By Mark Deen and Paul Dobson - Jan 5, 2012 5:25 PM GMT+0700
France sold 7.96 billion euros ($10.2 billion) of debt today, with borrowing costs rising in its first bond auction of the year as credit companies threaten to cut the nation’s AAA rating.
The government sold 4.02 billion euros of benchmark 10-year bonds at an average yield of 3.29 percent from 3.18 percent in an auction on Dec. 1. The 10-year debt bid-to-cover ratio, or the number of bids received for each unit of debt sold, fell to 1.64 from 3.05. France also sold debt maturing in 2023, 2035 and 2041.
France needed to “sell longer-term debt because that’s what investors and ratings agencies are watching in terms of a signal of confidence,” Michael Leister, a fixed-income strategist at DZ Bank AG in Frankfurt, said before the auction results were announced. “The market is wary of the financing agency going for the easy option.”
The euro extended its decline against the dollar after French borrowing costs rose at a sale of bonds. The 17-nation common European currency was 0.9 percent weaker at $1.2832 at 10:08 a.m. London time.
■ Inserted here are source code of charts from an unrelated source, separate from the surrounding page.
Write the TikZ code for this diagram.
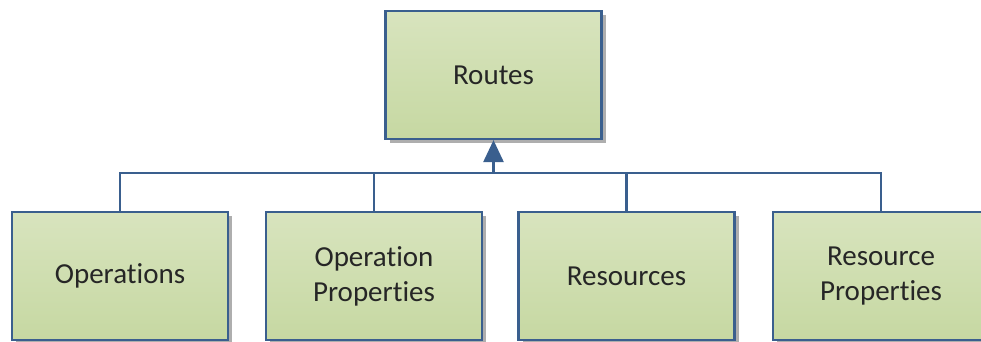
\documentclass[tikz,border=0pt]{standalone}
\usepackage{fontspec}
\setmainfont{Carlito}[Ligatures={NoCommon}]
\usetikzlibrary{shadows,arrows.meta}
\definecolor{bordc}{HTML}{3A5F8E}
\definecolor{topg}{HTML}{D8E4BE}
\definecolor{botg}{HTML}{C6D8A2}
\begin{document}
\begin{tikzpicture}[x=1pt,y=1pt,
  box/.style={draw=bordc, line width=2.2pt, top color=topg, bottom color=botg,
    minimum width=216pt, minimum height=128pt, inner sep=0pt, align=center,
    font=\fontsize{29}{35}\selectfont, text=black!85,
    drop shadow={shadow xshift=4pt, shadow yshift=-4pt, fill=black!45, opacity=0.7}},
  conn/.style={draw=bordc, line width=2.6pt}]
\useasboundingbox (0,0) rectangle (981,342);
\node[box] (routes) at (493.5,267) {Routes};
\node[box] (ops) at (120,66) {Operations};
\node[box] (opp) at (374,66) {Operation\\Properties};
\node[box] (res) at (626.5,66) {Resources};
\node[box] (rsp) at (881,66) {Resource\\Properties};
\coordinate (bus) at (493.5,169);
\draw[conn] (ops.north) |- (bus);
\draw[conn] (rsp.north) |- (bus);
\draw[conn] (opp.north) -- (opp.north |- bus);
\draw[conn] (res.north) -- (res.north |- bus);
\draw[conn, -{Triangle[length=22pt,width=20pt]}] (bus) -- (routes.south);
\end{tikzpicture}
\end{document}
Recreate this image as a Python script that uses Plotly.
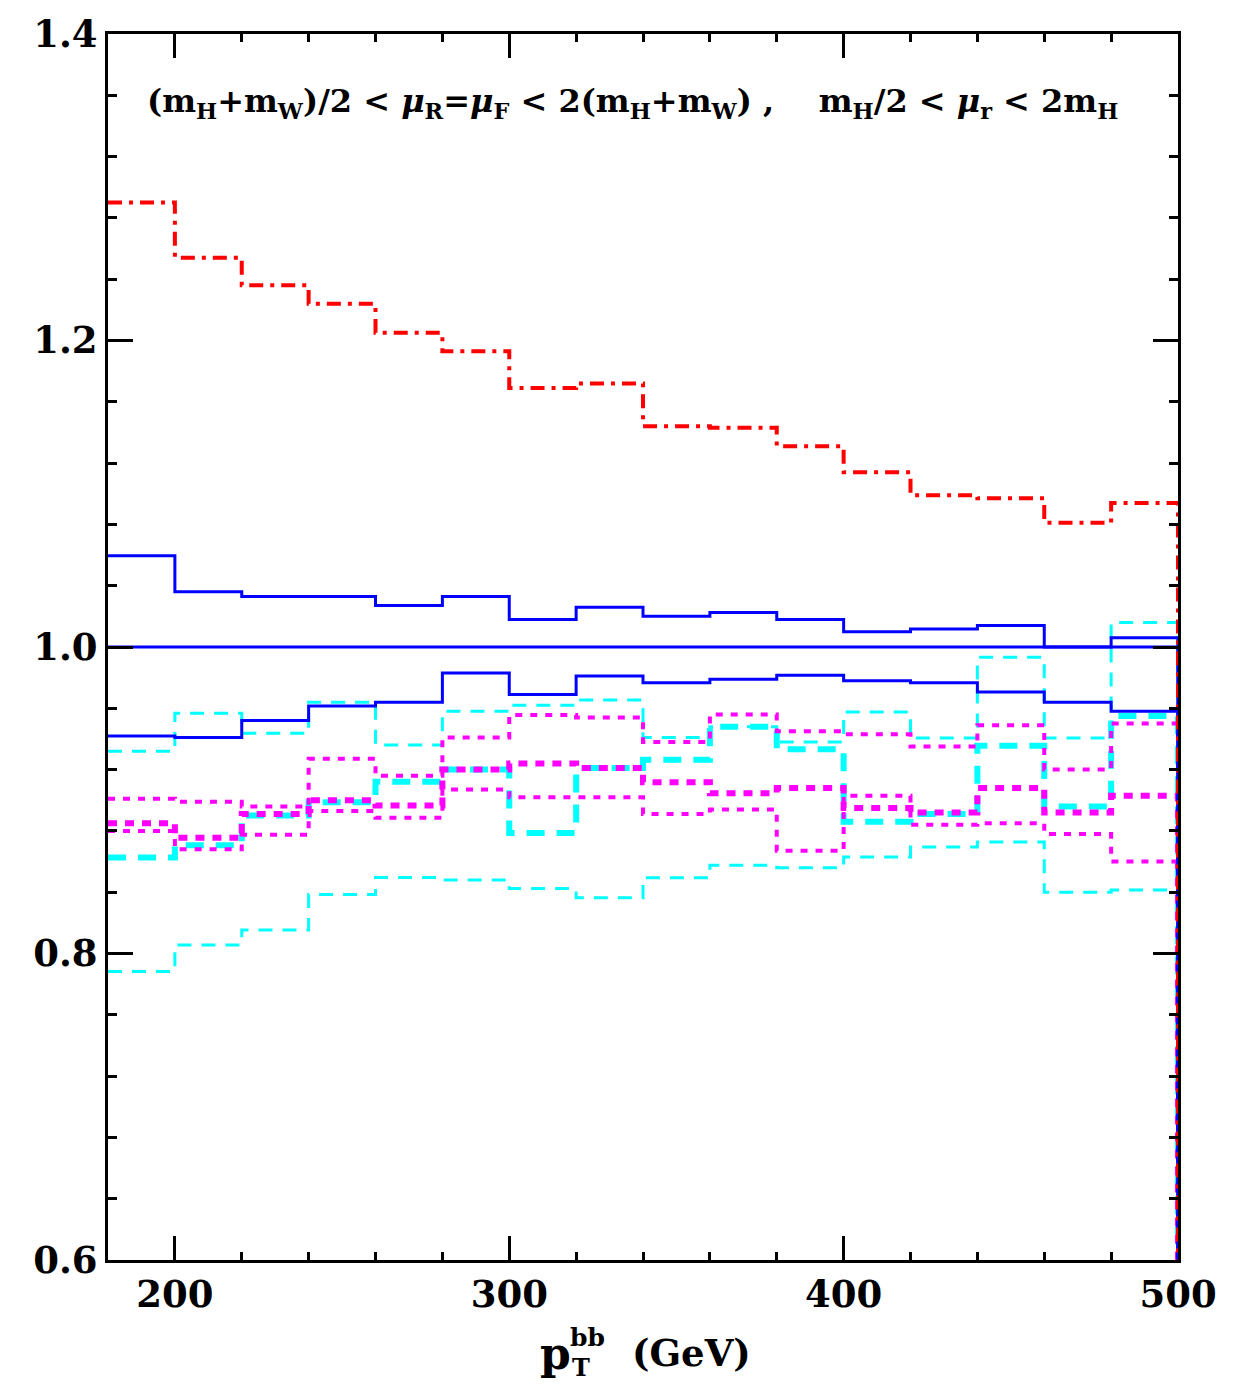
import plotly.graph_objects as go

# bin edges (p_T^bb, GeV)
edges = [180, 200, 220, 240, 260, 280, 300, 320, 340, 360, 380, 400, 420, 440, 460, 480, 500]

red = [1.290, 1.254, 1.236, 1.224, 1.205, 1.193, 1.169, 1.172, 1.144, 1.143, 1.131, 1.114, 1.099, 1.097, 1.081, 1.094]
blue_up = [1.0595, 1.036, 1.033, 1.033, 1.027, 1.033, 1.018, 1.026, 1.020, 1.0225, 1.018, 1.010, 1.0117, 1.014, 1.000, 1.006]
blue_mid = [1.0] * 16
blue_lo = [0.942, 0.941, 0.952, 0.9615, 0.964, 0.983, 0.969, 0.981, 0.9766, 0.979, 0.9816, 0.978, 0.9766, 0.9706, 0.964, 0.958]
cyan_up = [0.932, 0.9567, 0.9437, 0.964, 0.936, 0.958, 0.962, 0.9654, 0.941, 0.948, 0.938, 0.9576, 0.9407, 0.9933, 0.9407, 1.016]
cyan_mid = [0.8626, 0.8706, 0.890, 0.8987, 0.912, 0.920, 0.8786, 0.921, 0.9264, 0.948, 0.9333, 0.886, 0.891, 0.9355, 0.896, 0.955]
cyan_lo = [0.7883, 0.8056, 0.8154, 0.8385, 0.8496, 0.848, 0.8424, 0.8364, 0.8494, 0.8576, 0.856, 0.863, 0.8695, 0.8727, 0.840, 0.8414]
mag_up = [0.901, 0.899, 0.896, 0.927, 0.916, 0.941, 0.9556, 0.954, 0.938, 0.956, 0.945, 0.943, 0.935, 0.949, 0.920, 0.950]
mag_mid = [0.885, 0.8755, 0.891, 0.900, 0.8965, 0.920, 0.924, 0.921, 0.9117, 0.9045, 0.908, 0.895, 0.892, 0.908, 0.892, 0.903]
mag_lo = [0.880, 0.868, 0.8775, 0.893, 0.8885, 0.907, 0.902, 0.902, 0.891, 0.894, 0.867, 0.903, 0.884, 0.885, 0.878, 0.860]

x_ticks = [200, 300, 400, 500]
y_ticks = [0.6, 0.8, 1.0, 1.2, 1.4]


def step(vals):
    xs = list(edges) + [edges[-1]]
    ys = list(vals) + [vals[-1], 0.0]
    return xs, ys


series = [
    (cyan_lo, "#00FFFF", 3, "14px,10px"),
    (cyan_up, "#00FFFF", 3, "14px,10px"),
    (cyan_mid, "#00FFFF", 6, "18px,12px"),
    (mag_lo, "#FF00FF", 4, "7px,8px"),
    (mag_up, "#FF00FF", 4, "7px,8px"),
    (mag_mid, "#FF00FF", 6, "9px,8px"),
    (blue_mid, "#0000FF", 3, "solid"),
    (blue_up, "#0000FF", 3, "solid"),
    (blue_lo, "#0000FF", 3, "solid"),
    (red, "#FF0000", 4, "14px,7px,4px,7px"),
]

fig = go.Figure()
for vals, col, w, dash in series:
    xs, ys = step(vals)
    fig.add_trace(go.Scatter(x=xs, y=ys, mode="lines", line_shape="hv",
                             line=dict(color=col, width=w, dash=dash),
                             showlegend=False, hoverinfo="skip"))

tickfont = dict(family="DejaVu Serif", size=37, color="black", weight="bold")

fig.update_layout(
    width=1247, height=1385,
    margin=dict(l=108, r=69, t=24, b=125),
    paper_bgcolor="white", plot_bgcolor="white",
    showlegend=False,
)
fig.update_xaxes(
    range=[180, 500], tickvals=x_ticks, ticktext=[str(v) for v in x_ticks],
    ticks="inside", ticklen=24, tickwidth=3, tickcolor="black",
    showline=True, linewidth=3, linecolor="black", mirror="allticks",
    showgrid=False, zeroline=False, tickfont=tickfont,
    minor=dict(dtick=20, tick0=0, ticks="inside", ticklen=8, tickwidth=3, tickcolor="black", showgrid=False),
)
fig.update_yaxes(
    range=[0.6, 1.4], tickvals=y_ticks, ticktext=["%.1f" % v for v in y_ticks],
    ticks="inside", ticklen=25, tickwidth=3, tickcolor="black",
    showline=True, linewidth=3, linecolor="black", mirror="allticks",
    showgrid=False, zeroline=False, tickfont=tickfont,
    minor=dict(dtick=0.04, tick0=0.6, ticks="inside", ticklen=9, tickwidth=3, tickcolor="black", showgrid=False),
)

label = ("(m<sub>H</sub>+m<sub>W</sub>)/2 &lt; <i>μ</i><sub>R</sub>=<i>μ</i><sub>F</sub> &lt; "
         "2(m<sub>H</sub>+m<sub>W</sub>) ,    m<sub>H</sub>/2 &lt; <i>μ</i><sub>r</sub> &lt; 2m<sub>H</sub>")
fig.add_annotation(xref="paper", yref="paper", x=0.0346, y=0.944, xanchor="left", yanchor="middle",
                   text=label, showarrow=False,
                   font=dict(family="DejaVu Serif", size=32, color="black", weight="bold"))

# x-axis title: p_T^bb (GeV)
fig.add_annotation(xref="paper", yref="paper", x=0.402, y=-0.076, xanchor="left", yanchor="middle",
                   text="p", showarrow=False,
                   font=dict(family="DejaVu Serif", size=44, color="black", weight="bold"))
fig.add_annotation(xref="paper", yref="paper", x=0.430, y=-0.063, xanchor="left", yanchor="middle",
                   text="bb", showarrow=False,
                   font=dict(family="DejaVu Serif", size=25, color="black", weight="bold"))
fig.add_annotation(xref="paper", yref="paper", x=0.432, y=-0.088, xanchor="left", yanchor="middle",
                   text="T", showarrow=False,
                   font=dict(family="DejaVu Serif", size=24, color="black", weight="bold"))
fig.add_annotation(xref="paper", yref="paper", x=0.488, y=-0.076, xanchor="left", yanchor="middle",
                   text="(GeV)", showarrow=False,
                   font=dict(family="DejaVu Serif", size=37, color="black", weight="bold"))

fig.write_html("out.html")
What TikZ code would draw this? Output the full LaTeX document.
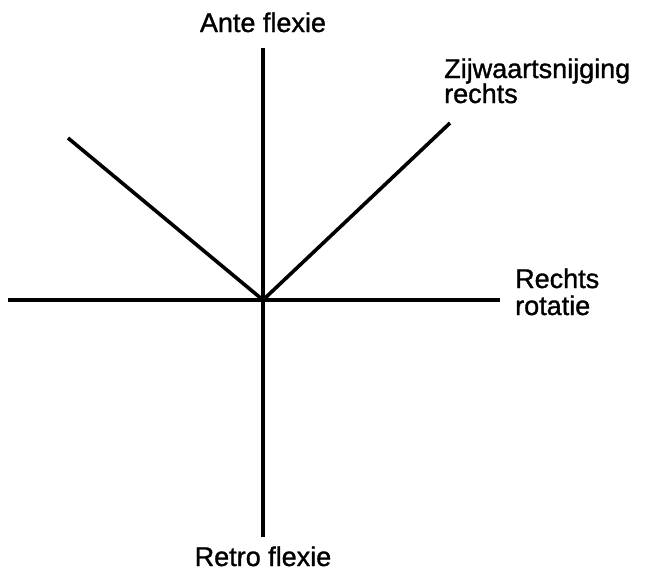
\documentclass[tikz,border=0pt]{standalone}
\usepackage{fontspec}
\setmainfont[FakeBold=1.2,AutoFakeBold=1.2]{Liberation Sans}
\begin{document}
\begin{tikzpicture}[x=1pt,y=-1pt,
  axis/.style={line width=3.6pt},
  lbl/.style={inner sep=0pt,font=\fontsize{27}{27}\selectfont}]
\useasboundingbox (0,0) rectangle (647,573);
\coordinate (o) at (263,300);
\coordinate (top) at (263,48);
\coordinate (bot) at (263,537);
\coordinate (lft) at (8,300);
\coordinate (rgt) at (500,300);
\coordinate (ul) at (68,138);
\coordinate (ur) at (450,123);
\draw[axis] (top) -- (bot);
\draw[axis] (lft) -- (rgt);
\draw[axis] (ul) -- (o) -- (ur);
\node[lbl,anchor=base] (ante) at (263,32) {Ante flexie};
\node[lbl,anchor=base] (retro) at (263,566) {Retro flexie};
\node[lbl,anchor=base west] (zij) at (444,78) {Zijwaartsnijging};
\node[lbl,anchor=base west] (zij2) at (444,103) {rechts};
\node[lbl,anchor=base west] (rot) at (515,288) {Rechts};
\node[lbl,anchor=base west] (rot2) at (515,315) {rotatie};
\end{tikzpicture}
\end{document}
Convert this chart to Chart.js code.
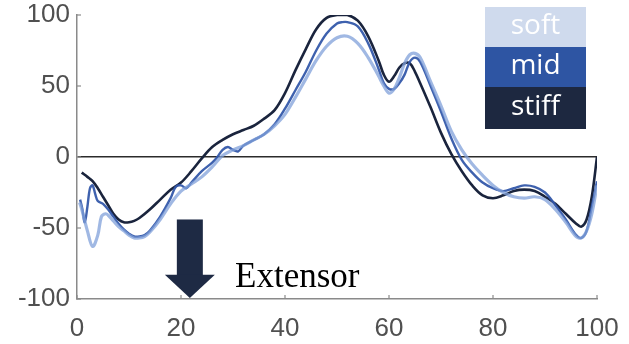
<!DOCTYPE html>
<html>
<head>
<meta charset="utf-8">
<script src="https://cdn.jsdelivr.net/npm/chart.js@4/dist/chart.umd.min.js"></script>
<style>
html,body{margin:0;padding:0;background:#fff;}
#wrap{width:629px;height:344px;position:relative;}
</style>
</head>
<body>
<div id="wrap"><canvas id="c" width="629" height="344"></canvas></div>
<script>
// ---- data ----
const xTicks = [0, 20, 40, 60, 80, 100];
const yTicks = [-100, -50, 0, 50, 100];
const seriesNames = ['soft', 'mid', 'stiff'];

const softX = [0.5, 1, 2, 3, 4, 4.7, 5.5, 6, 7, 8, 9, 10, 11, 12, 13, 14, 16, 18, 20, 22, 24, 26, 28, 30, 32, 34, 36, 38, 40, 42, 44, 46, 48, 50, 52, 54, 56, 58, 59, 60, 61, 62, 63, 64, 65, 66, 68, 70, 72, 74, 76, 78, 80, 82, 84, 86, 88, 90, 92, 94, 96, 97, 98, 99, 100];
const softY = [-32, -38, -52, -63, -55, -42, -40, -41, -45, -49, -52, -55, -57, -57, -56, -53, -44, -33, -24, -19, -14, -7, 1, 5, 8, 12, 16, 22, 30, 42, 55, 68, 78, 84, 85, 80, 70, 57, 50, 45, 48, 56, 66, 72, 73, 70, 53, 36, 18, 5, -5, -13, -20, -25, -28, -29, -28, -30, -37, -46, -56, -57, -52, -40, -20];

const midX = [0.6, 1, 1.5, 2, 2.5, 3, 3.5, 4, 5, 6, 7, 8, 9, 10, 11, 12, 13, 14, 16, 18, 19, 20, 21, 22, 24, 26, 27, 28, 29, 30, 31, 32, 34, 36, 38, 40, 42, 44, 46, 48, 50, 51, 52, 54, 56, 58, 59, 60, 61, 62, 63, 64, 65, 66, 68, 70, 72, 74, 76, 78, 80, 82, 84, 86, 88, 90, 92, 94, 96, 97, 98, 99, 100];
const midY = [-30, -36, -46, -35, -22, -20, -26, -31, -33, -37, -42, -47, -51, -54, -56, -56, -55, -52, -42, -29, -21, -20, -22, -18, -10, -4, 0, 5, 7, 5, 4, 8, 12, 16, 23, 34, 47, 60, 75, 87, 94, 95, 95, 92, 80, 62, 52, 48, 48, 52, 58, 67, 70, 67, 50, 32, 13, -2, -11, -18, -22, -24, -22, -20, -21, -25, -34, -44, -55, -57, -52, -35, -17];

const stiffX = [0.9, 2, 3, 4, 5, 6, 7, 8, 9, 10, 11, 12, 14, 16, 18, 20, 22, 24, 26, 28, 30, 32, 34, 36, 38, 40, 42, 44, 46, 48, 50, 52, 54, 56, 58, 59, 60, 61, 62, 63, 64, 65, 66, 68, 70, 72, 74, 76, 78, 80, 82, 84, 86, 88, 90, 92, 94, 96, 97, 98, 99, 100];
const stiffY = [-11, -14, -17, -22, -28, -34, -40, -44, -46, -46, -45, -43, -37, -30, -23, -18, -10, -1, 7, 12, 16, 19, 22, 27, 33, 45, 61, 76, 90, 98, 100, 100, 96, 85, 68, 58, 53, 57, 63, 66, 66, 60, 52, 35, 17, 2, -10, -20, -27, -29, -27, -24, -23, -24, -28, -33, -40, -47, -49, -44, -28, 0];

const arrowX = 21.7, arrowTopY = -44, arrowHeadY = -83;
const annotationText = 'Extensor';
const annotationX = 30.4, annotationY = -91.5;

// ---- helpers ----
const toPts = (xs, ys) => xs.map((x, i) => ({x: x, y: ys[i]}));
const colors = {soft: 'rgba(128,160,218,0.75)', mid: 'rgba(52,88,170,0.95)', stiff: '#1a243d'};
const legendBg = {soft: '#cfdaed', mid: '#2e55a3', stiff: '#1d2840'};

const overlay = {
  id: 'overlay',
  afterDraw(chart) {
    const ctx = chart.ctx, xs = chart.scales.x, ys = chart.scales.y, ca = chart.chartArea;
    ctx.save();
    // inward tick marks
    ctx.strokeStyle = '#8a8a8a'; ctx.lineWidth = 1.2;
    xTicks.forEach(v => { const px = xs.getPixelForValue(v); ctx.beginPath(); ctx.moveTo(px, ca.bottom); ctx.lineTo(px, ca.bottom - 4); ctx.stroke(); });
    yTicks.forEach(v => { const py = ys.getPixelForValue(v); ctx.beginPath(); ctx.moveTo(ca.left, py); ctx.lineTo(ca.left + 4, py); ctx.stroke(); });
    // arrow
    const ax = xs.getPixelForValue(arrowX);
    const at = ys.getPixelForValue(arrowTopY), ah = ys.getPixelForValue(arrowHeadY), tip = ys.getPixelForValue(-100) - 1;
    ctx.fillStyle = '#1e2a44';
    ctx.fillRect(ax - 13, at, 26, ah - at + 1);
    ctx.beginPath(); ctx.moveTo(ax - 25, ah); ctx.lineTo(ax + 25, ah); ctx.lineTo(ax, tip); ctx.closePath(); ctx.fill();
    // annotation text
    ctx.fillStyle = '#000';
    ctx.font = '35px "Liberation Serif", serif';
    ctx.textAlign = 'left'; ctx.textBaseline = 'alphabetic';
    ctx.fillText(annotationText, xs.getPixelForValue(annotationX), ys.getPixelForValue(annotationY));
    // legend boxes
    const bx = ca.right - 112, bw = 101, top = ca.top - 8, rh = [40, 40, 42];
    let y = top;
    ctx.font = '28px "Open Sans", sans-serif';
    ctx.textAlign = 'center'; ctx.textBaseline = 'middle';
    seriesNames.forEach((n, i) => {
      ctx.fillStyle = legendBg[n];
      ctx.fillRect(bx, y, bw, rh[i]);
      ctx.fillStyle = '#ffffff';
      ctx.fillText(n, bx + bw / 2, y + rh[i] / 2 - 1);
      y += rh[i];
    });
    ctx.restore();
  }
};

new Chart(document.getElementById('c'), {
  type: 'line',
  data: {
    datasets: [
      {label: 'soft', data: toPts(softX, softY), borderColor: colors.soft, borderWidth: 3.2, pointRadius: 0, tension: 0.35, fill: false},
      {label: 'mid', data: toPts(midX, midY), borderColor: colors.mid, borderWidth: 2.4, pointRadius: 0, tension: 0.35, fill: false},
      {label: 'stiff', data: toPts(stiffX, stiffY), borderColor: colors.stiff, borderWidth: 2.6, pointRadius: 0, tension: 0.35, fill: false}
    ]
  },
  options: {
    responsive: false,
    animation: false,
    layout: {padding: {top: 15, right: 32, left: 0, bottom: 0}},
    plugins: {legend: {display: false}, tooltip: {enabled: false}},
    scales: {
      x: {
        type: 'linear', min: 0, max: 100,
        afterBuildTicks: s => { s.ticks = xTicks.map(v => ({value: v})); },
        afterFit: s => { s.height = 45; s.paddingLeft = 0; s.paddingRight = 0; },
        border: {display: true, color: '#8a8a8a', width: 1.5},
        grid: {display: false},
        ticks: {color: '#505050', font: {size: 26, family: '"Liberation Sans", Arial, sans-serif'}, padding: 6, maxRotation: 0}
      },
      y: {
        type: 'linear', min: -100, max: 100,
        afterBuildTicks: s => { s.ticks = yTicks.map(v => ({value: v})); },
        afterFit: s => { s.width = 77; s.paddingTop = 0; s.paddingBottom = 0; },
        border: {display: true, color: '#8a8a8a', width: 1.5},
        grid: {drawTicks: false, lineWidth: 1.6, color: c => (c.tick && c.tick.value === 0) ? '#2b2b2b' : 'rgba(0,0,0,0)'},
        ticks: {color: '#505050', font: {size: 26, family: '"Liberation Sans", Arial, sans-serif'}, padding: 7}
      }
    }
  },
  plugins: [overlay]
});
</script>
</body>
</html>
The French sale came a day after Germany sold 4.1 billion euros of bonds, getting more bids than its maximum target of 5 billion euros. The German sale kicked off a rush for funding that may determine whether euro-area leaders can save the 13- year-old single currency. Italy and Spain are among countries that in the coming weeks will sell debt that may reach 262 billion euros in the first quarter, according to Deutsche Bank AG forecasts.